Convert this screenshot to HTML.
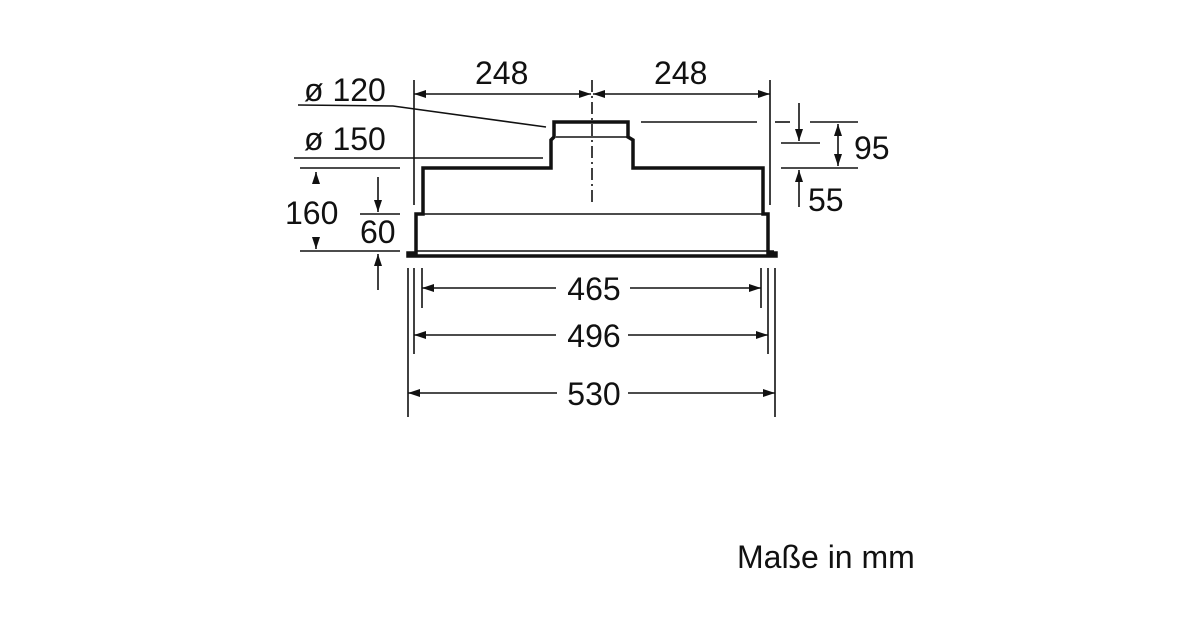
==
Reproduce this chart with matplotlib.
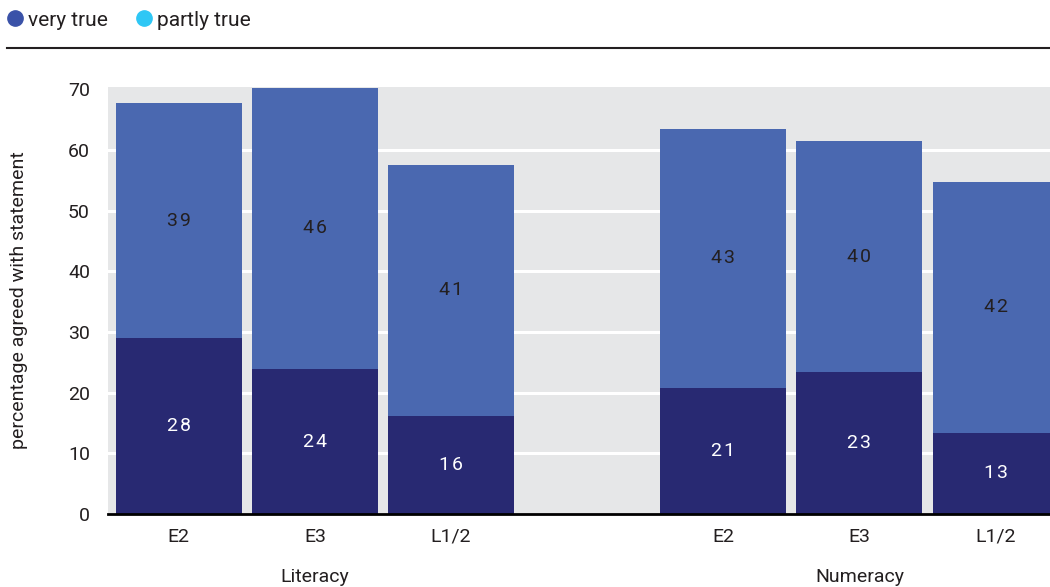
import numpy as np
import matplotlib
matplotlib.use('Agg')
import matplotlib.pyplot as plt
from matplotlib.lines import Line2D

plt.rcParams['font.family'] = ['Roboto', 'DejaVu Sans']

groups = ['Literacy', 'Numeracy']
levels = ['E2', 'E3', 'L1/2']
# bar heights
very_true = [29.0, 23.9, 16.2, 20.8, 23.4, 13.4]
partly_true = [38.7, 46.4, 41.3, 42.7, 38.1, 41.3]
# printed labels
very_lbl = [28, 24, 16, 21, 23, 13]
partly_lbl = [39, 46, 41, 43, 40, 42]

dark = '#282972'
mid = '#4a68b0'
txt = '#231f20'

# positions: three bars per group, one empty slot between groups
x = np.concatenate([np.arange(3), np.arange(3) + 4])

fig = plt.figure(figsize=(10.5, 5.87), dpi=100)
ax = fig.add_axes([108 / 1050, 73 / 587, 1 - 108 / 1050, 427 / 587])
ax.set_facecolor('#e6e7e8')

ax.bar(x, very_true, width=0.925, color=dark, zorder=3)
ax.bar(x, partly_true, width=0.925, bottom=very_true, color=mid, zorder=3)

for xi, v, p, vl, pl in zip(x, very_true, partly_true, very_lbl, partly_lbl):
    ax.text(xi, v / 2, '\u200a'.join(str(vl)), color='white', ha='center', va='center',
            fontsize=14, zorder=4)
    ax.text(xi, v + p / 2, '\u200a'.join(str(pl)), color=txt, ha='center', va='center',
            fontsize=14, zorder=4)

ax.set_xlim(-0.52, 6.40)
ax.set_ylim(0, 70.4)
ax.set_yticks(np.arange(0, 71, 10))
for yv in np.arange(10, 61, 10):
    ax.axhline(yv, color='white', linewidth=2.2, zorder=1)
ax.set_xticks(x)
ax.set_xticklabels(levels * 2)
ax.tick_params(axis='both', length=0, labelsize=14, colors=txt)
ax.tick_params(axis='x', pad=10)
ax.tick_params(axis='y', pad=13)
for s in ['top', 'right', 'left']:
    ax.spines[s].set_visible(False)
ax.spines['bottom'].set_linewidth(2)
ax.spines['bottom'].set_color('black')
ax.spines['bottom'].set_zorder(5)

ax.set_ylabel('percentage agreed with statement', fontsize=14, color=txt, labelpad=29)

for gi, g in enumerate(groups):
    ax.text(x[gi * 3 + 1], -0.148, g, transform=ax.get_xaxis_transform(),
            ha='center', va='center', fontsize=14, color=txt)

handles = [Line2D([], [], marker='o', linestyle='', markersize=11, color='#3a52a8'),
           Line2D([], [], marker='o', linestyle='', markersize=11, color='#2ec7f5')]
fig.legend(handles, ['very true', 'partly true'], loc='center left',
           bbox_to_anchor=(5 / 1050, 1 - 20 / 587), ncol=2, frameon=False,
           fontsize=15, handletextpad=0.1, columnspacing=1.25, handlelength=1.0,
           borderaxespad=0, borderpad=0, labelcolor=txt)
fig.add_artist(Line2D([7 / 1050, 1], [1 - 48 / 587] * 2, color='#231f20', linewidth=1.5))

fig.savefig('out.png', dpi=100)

# [TASK OBJECTIVE]
Give the lines above again exactly, from the one containing "Reproduce this chart with matplotlib." to the one containing "bottom=very_true, color=mid, zorder=3)", both included, but leave out the pictures.

# [SOLVED EXERCISE]
Reproduce this chart with matplotlib.
import numpy as np
import matplotlib
matplotlib.use('Agg')
import matplotlib.pyplot as plt
from matplotlib.lines import Line2D

plt.rcParams['font.family'] = ['Roboto', 'DejaVu Sans']

groups = ['Literacy', 'Numeracy']
levels = ['E2', 'E3', 'L1/2']
# bar heights
very_true = [29.0, 23.9, 16.2, 20.8, 23.4, 13.4]
partly_true = [38.7, 46.4, 41.3, 42.7, 38.1, 41.3]
# printed labels
very_lbl = [28, 24, 16, 21, 23, 13]
partly_lbl = [39, 46, 41, 43, 40, 42]

dark = '#282972'
mid = '#4a68b0'
txt = '#231f20'

# positions: three bars per group, one empty slot between groups
x = np.concatenate([np.arange(3), np.arange(3) + 4])

fig = plt.figure(figsize=(10.5, 5.87), dpi=100)
ax = fig.add_axes([108 / 1050, 73 / 587, 1 - 108 / 1050, 427 / 587])
ax.set_facecolor('#e6e7e8')

ax.bar(x, very_true, width=0.925, color=dark, zorder=3)
ax.bar(x, partly_true, width=0.925, bottom=very_true, color=mid, zorder=3)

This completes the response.